Omit every picture, and retype the lines that run from the beginning of the data below through the line containing "night = (2.95, 13.65)", inclusive.

START Source excerpt

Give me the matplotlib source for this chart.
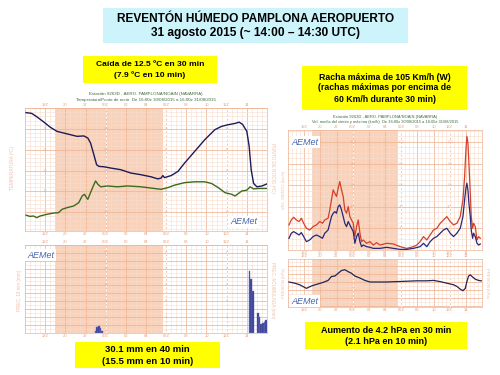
import numpy as np
import matplotlib
matplotlib.use("Agg")
import matplotlib.pyplot as plt
from matplotlib.patches import Rectangle
from matplotlib.ticker import MultipleLocator

plt.rcParams['font.family'] = ['Liberation Sans', 'DejaVu Sans']

W, H = 500, 375

# hours counted from 16Z 30/08/2015
hour_ticks = [2, 4, 6, 8, 10, 12, 14, 16, 18, 20, 22]
hour_labels = ["18Z", "20", "22", "00Z", "02", "04", "06Z", "08", "10", "12Z", "14"]
night = (2.95, 13.65)

# temperatura (ºC)
t_hours = [0.1, 0.67, 1.17, 1.83, 2.5, 3.17, 3.83, 4.5, 5.17, 5.83, 6.23, 6.5, 6.83, 7.1, 7.33,
           7.83, 8.5, 9.5, 10.5, 11.5, 12.5, 13.17, 13.5, 13.67, 13.83, 14.5, 15.17, 15.83, 16.83,
           17.83, 18.83, 19.5, 20.17, 20.83, 21.23, 21.57, 22.0, 22.23, 22.43, 22.67, 23.0, 23.5, 24.0]
temp = [33.9, 33.7, 32.9, 31.7, 30.4, 29.4, 29.0, 28.6, 28.2, 28.3, 27.8, 26.6, 23.8, 21.4, 21.0,
        20.9, 20.6, 20.2, 19.4, 19.0, 18.5, 18.0, 18.2, 18.8, 18.3, 18.8, 19.8, 21.8, 24.6,
        27.4, 29.8, 30.6, 31.0, 31.3, 31.6, 31.1, 29.4, 25.8, 20.2, 16.9, 16.1, 16.3, 16.8]

# punto de rocio (ºC)
d_hours = [0.1, 0.5, 0.83, 1.17, 1.5, 2.17, 2.83, 3.33, 3.67, 4.17, 4.83, 5.33, 5.67, 5.9, 6.1,
           6.23, 6.5, 6.77, 7.0, 7.23, 7.5, 8.17, 9.17, 10.17, 11.5, 12.83, 13.5, 14.17, 14.83,
           15.83, 16.83, 17.83, 18.5, 19.17, 19.83, 20.5, 20.83, 21.5, 22.0, 22.33, 22.67, 23.17, 24.0]
dew = [9.3, 9.0, 9.1, 8.7, 9.1, 9.5, 9.8, 9.9, 10.7, 11.1, 11.5, 12.3, 13.9, 14.3, 13.5,
       13.1, 14.7, 16.3, 17.5, 16.7, 16.1, 16.3, 16.1, 16.3, 16.1, 15.7, 15.5, 15.9, 16.5,
       17.1, 17.3, 17.3, 16.9, 15.9, 14.7, 14.3, 13.9, 15.1, 15.3, 16.1, 15.6, 15.7, 15.7]

# precipitacion 10 min (mm)
p_hours = [6.9, 7.07, 7.23, 7.4, 7.57, 22.17, 22.33, 22.5, 23.0, 23.17, 23.33, 23.5, 23.67, 23.83]
prec = [0.6, 1.6, 1.8, 1.2, 0.5, 15.4, 13.5, 10.5, 5.1, 4.1, 2.2, 2.4, 2.8, 3.2]
pmax_hour = [22.73]
pmax = [20.9]

# viento (km/h)
w_hours = [0.12, 0.41, 0.7, 1.03, 1.37, 1.65, 1.94, 2.28, 2.69, 3.1, 3.52, 3.93, 4.26, 4.55, 4.96,
           5.17, 5.38, 5.59, 5.79, 6.0, 6.21, 6.41, 6.62, 6.83, 7.03, 7.24, 7.45, 7.65, 7.86, 8.07,
           8.27, 8.48, 8.69, 8.9, 9.1, 9.31, 9.72, 10.14, 10.55, 10.96, 11.38, 12.21, 13.03, 13.86,
           14.69, 15.52, 15.93, 16.34, 16.76, 17.17, 17.58, 18.0, 18.41, 18.83, 19.24, 19.65, 20.07,
           20.48, 20.89, 21.31, 21.64, 21.85, 22.01, 22.13, 22.26, 22.38, 22.55, 22.67, 22.84, 22.96,
           23.17, 23.38, 23.58, 23.79]
gust = [23.2, 27.8, 30.3, 27.8, 26.3, 29.4, 24.7, 20.1, 18.5, 21.6, 23.2, 26.3, 24.7, 27.8, 29.4,
        37.1, 46.4, 55.6, 52.5, 49.4, 57.2, 63.3, 55.6, 49.4, 37.1, 34.0, 40.2, 30.9, 27.8, 24.7,
        12.4, 21.6, 27.8, 15.5, 7.7, 9.3, 6.2, 7.7, 4.6, 6.8, 4.6, 6.2, 5.6, 3.1,
        1.5, 3.1, 4.6, 7.7, 12.4, 9.3, 13.9, 18.5, 20.1, 24.7, 27.8, 30.9, 26.3,
        23.2, 24.7, 30.9, 46.4, 68.0, 92.7, 105.1, 98.9, 80.3, 52.5, 30.9, 20.1, 24.7,
        21.6, 9.3, 12.4, 10.8]
wmean = [10.8, 15.5, 17.0, 15.5, 13.9, 16.1, 12.4, 7.7, 9.3, 12.4, 13.9, 12.4, 10.8, 15.5, 18.5,
         24.7, 30.9, 34.0, 35.5, 34.0, 40.2, 41.7, 37.1, 30.9, 24.7, 21.6, 26.3, 23.2, 20.1, 17.0,
         6.2, 12.4, 15.5, 7.7, 3.1, 4.6, 3.1, 2.5, 1.5, 1.5, 1.5, 2.5, 1.5, 0.6,
         0.6, 1.5, 2.3, 3.1, 6.2, 3.1, 7.7, 10.8, 12.4, 15.5, 18.5, 20.1, 15.5,
         12.4, 15.5, 20.1, 30.9, 46.4, 57.2, 61.8, 55.6, 43.3, 30.9, 18.5, 10.8, 15.5,
         12.4, 6.2, 4.6, 5.6]

# presion (hPa)
pr_hours = [0.12, 0.83, 1.45, 2.28, 2.9, 3.52, 4.34, 4.96, 5.38, 5.79, 6.21, 6.62, 7.03, 7.45,
            7.86, 8.27, 8.9, 9.52, 10.14, 10.96, 12.21, 13.45, 14.69, 15.93, 17.17, 18.0, 18.83,
            19.65, 20.48, 20.89, 21.31, 21.64, 21.93, 22.13, 22.34, 22.55, 22.76, 23.17, 23.58, 23.91]
pres = [962.0, 961.7, 961.3, 960.4, 961.0, 961.4, 961.9, 962.4, 963.4, 963.5, 964.2, 964.9, 965.1,
        964.6, 964.2, 963.5, 963.0, 962.4, 962.0, 962.0, 962.0, 962.1, 962.2, 962.3, 962.3, 962.4,
        962.1, 961.7, 961.3, 960.9, 960.2, 959.8, 960.4, 962.1, 963.5, 963.8, 963.4, 962.7, 962.4, 962.3]

salmon = "#e9a27e"
shade = "#f8d2bb"
grid_minor = "#f7dccd"
grid_major = "#efb596"


def px_axes(x0, y0, x1, y1):
    return fig.add_axes([x0 / W, 1 - y1 / H, (x1 - x0) / W, (y1 - y0) / H])


def style(ax, ylim, ymaj, ymin):
    ax.set_xlim(0, 24)
    ax.set_ylim(*ylim)
    ax.axvspan(*night, color=shade, lw=0, zorder=0)
    ax.set_xticks(hour_ticks)
    ax.set_xticklabels(hour_labels)
    ax.xaxis.set_minor_locator(MultipleLocator(0.5))
    ax.yaxis.set_major_locator(MultipleLocator(ymaj))
    ax.yaxis.set_minor_locator(MultipleLocator(ymin))
    ax.grid(which="minor", color=grid_minor, lw=0.4, zorder=1)
    ax.grid(which="major", color=grid_major, lw=0.55, zorder=1)
    for h in [8, 14, 20]:
        ax.axvline(h, color="white", lw=0.6, ls=(0, (3, 2)), zorder=1.5)
    ax.tick_params(axis="x", which="both", length=0, top=True, labeltop=True,
                   labelsize=3, colors=salmon, pad=0.8)
    ax.tick_params(axis="y", which="both", length=0, labelleft=False)
    for s in ax.spines.values():
        s.set_color(grid_major)
        s.set_linewidth(0.5)
    ax.set_axisbelow(True)


def inner_labels(ax, ticks, cols):
    for c in cols:
        for v in ticks:
            ax.text(c, v, str(v), fontsize=3, color=salmon, ha="center", va="center",
                    alpha=0.6, zorder=1.6)


def logo(x, y):
    fig.text(x / W, 1 - y / H, "AEMet", fontsize=6.5, style="italic", color="#4a66ad",
             ha="left", va="center",
             bbox=dict(facecolor="white", edgecolor="none", pad=1.2))


def box(x0, y0, x1, y1, color, lines, size, ys):
    fig.patches.append(Rectangle((x0 / W, 1 - y1 / H), (x1 - x0) / W, (y1 - y0) / H,
                                 transform=fig.transFigure, facecolor=color, edgecolor="none"))
    for t, yy in zip(lines, ys):
        fig.text((x0 + x1) / 2 / W, 1 - yy / H, t, fontsize=size, fontweight="bold",
                 ha="center", va="center")


fig = plt.figure(figsize=(W / 100, H / 100), dpi=100)
fig.patch.set_facecolor("white")

# titulo y recuadros
box(103, 8, 408, 43, "#cdf4fb", ["REVENTÓN HÚMEDO PAMPLONA AEROPUERTO",
                                  "31 agosto 2015 (~ 14:00 – 14:30 UTC)"], 8.6, [18.5, 33])
box(83, 56, 217, 83, "#ffff00", ["Caída de 12.5 ºC en 30 min", "(7.9 ºC en 10 min)"], 6.1, [64, 75.5])
box(302, 66, 467, 110, "#ffff00", ["Racha máxima de 105 Km/h (W)", "(rachas máximas por encima de",
                                   "60 Km/h durante 30 min)"], 6.3, [77, 88, 99])
box(75, 342, 220, 368, "#ffff00", ["30.1 mm en 40 min", "(15.5 mm en 10 min)"], 6.8, [349.5, 361.5])
box(305, 322, 467, 349, "#ffff00", ["Aumento de 4.2 hPa en 30 min", "(2.1 hPa en 10 min)"], 6.5, [330.5, 341])

# temperatura / punto de rocio
ax1 = px_axes(25, 108, 267, 231)
style(ax1, (5.5, 35), 5, 1)
inner_labels(ax1, [10, 15, 20, 25, 30], [2, 8, 14, 20])
ax1.plot(t_hours, temp, color="#1d1b58", lw=1.0, zorder=3)
ax1.plot(d_hours, dew, color="#3b6b1c", lw=1.0, zorder=3)
fig.text(146 / W, 1 - 94.5 / H, "Estación 9263D - AERO. PAMPLONA/NOAIN (NAVARRA)",
         fontsize=3.2, color="#3d6a3a", ha="center", va="center")
fig.text(146 / W, 1 - 99.5 / H, "Temperatura/Punto de rocío  De 16:00z 30/08/2015 a 16:00z 31/08/2015",
         fontsize=3.2, color="#3d6a3a", ha="center", va="center")
fig.text(13 / W, 1 - 168 / H, "TEMPERATURA (ºC)", fontsize=3.3, color=salmon, rotation=90,
         ha="center", va="center", alpha=0.7)
fig.text(273 / W, 1 - 168 / H, "PUNTO DE ROCÍO (ºC)", fontsize=3.3, color=salmon, rotation=270,
         ha="center", va="center", alpha=0.7)
logo(230, 222)

# precipitacion
ax2 = px_axes(25, 245, 267, 333)
style(ax2, (0, 22), 2, 1)
inner_labels(ax2, [4, 8, 12, 16, 20], [8, 14, 20])
ax2.bar(p_hours, prec, width=1 / 6, align="edge", color="#3b3f95", edgecolor="#6a6fc0",
        lw=0.3, zorder=3)
ax2.bar(pmax_hour, pmax, width=0.06, color="#c8452a", lw=0, zorder=3)
fig.text(20 / W, 1 - 290 / H, "PREC. 10 min (mm)", fontsize=3.3, color=salmon, rotation=90,
         ha="center", va="center", alpha=0.7)
fig.text(273 / W, 1 - 290 / H, "PREC. ACUMULADA (mm)", fontsize=3.3, color=salmon, rotation=270,
         ha="center", va="center", alpha=0.7)
logo(27, 255)

# viento
ax3 = px_axes(288, 130, 482, 250)
style(ax3, (0, 111), 20, 5)
inner_labels(ax3, [20, 40, 60, 80, 100], [8, 14, 20])
ax3.plot(w_hours, gust, color="#d4402a", lw=0.9, zorder=3)
ax3.plot(w_hours, wmean, color="#27277a", lw=0.9, zorder=3)
fig.text(385 / W, 1 - 117 / H, "Estación 9263D - AERO. PAMPLONA/NOAIN (NAVARRA)",
         fontsize=2.9, color="#3d6a3a", ha="center", va="center")
fig.text(385 / W, 1 - 121.5 / H, "Vel. media del viento y máxima (km/h)  De 16:00z 30/08/2015 a 16:00z 31/08/2015",
         fontsize=2.9, color="#3d6a3a", ha="center", va="center")
fig.text(284 / W, 1 - 190 / H, "VEL. VIENTO (km/h)", fontsize=3, color=salmon, rotation=90,
         ha="center", va="center", alpha=0.7)
logo(291, 142)

# presion
ax4 = px_axes(288, 259, 482, 307)
style(ax4, (955.7, 967.8), 2, 1)
ax4.plot(pr_hours, pres, color="#1e2757", lw=0.9, zorder=3)
fig.text(284 / W, 1 - 283 / H, "PRESIÓN (hPa)", fontsize=3, color=salmon, rotation=90,
         ha="center", va="center", alpha=0.7)
fig.text(487 / W, 1 - 283 / H, "PRESIÓN (hPa)", fontsize=3, color=salmon, rotation=270,
         ha="center", va="center", alpha=0.7)
logo(291, 301)

fig.savefig("out.png", dpi=100)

END Source excerpt

* Written response:
Give me the matplotlib source for this chart.
import numpy as np
import matplotlib
matplotlib.use("Agg")
import matplotlib.pyplot as plt
from matplotlib.patches import Rectangle
from matplotlib.ticker import MultipleLocator

plt.rcParams['font.family'] = ['Liberation Sans', 'DejaVu Sans']

W, H = 500, 375

# hours counted from 16Z 30/08/2015
hour_ticks = [2, 4, 6, 8, 10, 12, 14, 16, 18, 20, 22]
hour_labels = ["18Z", "20", "22", "00Z", "02", "04", "06Z", "08", "10", "12Z", "14"]
night = (2.95, 13.65)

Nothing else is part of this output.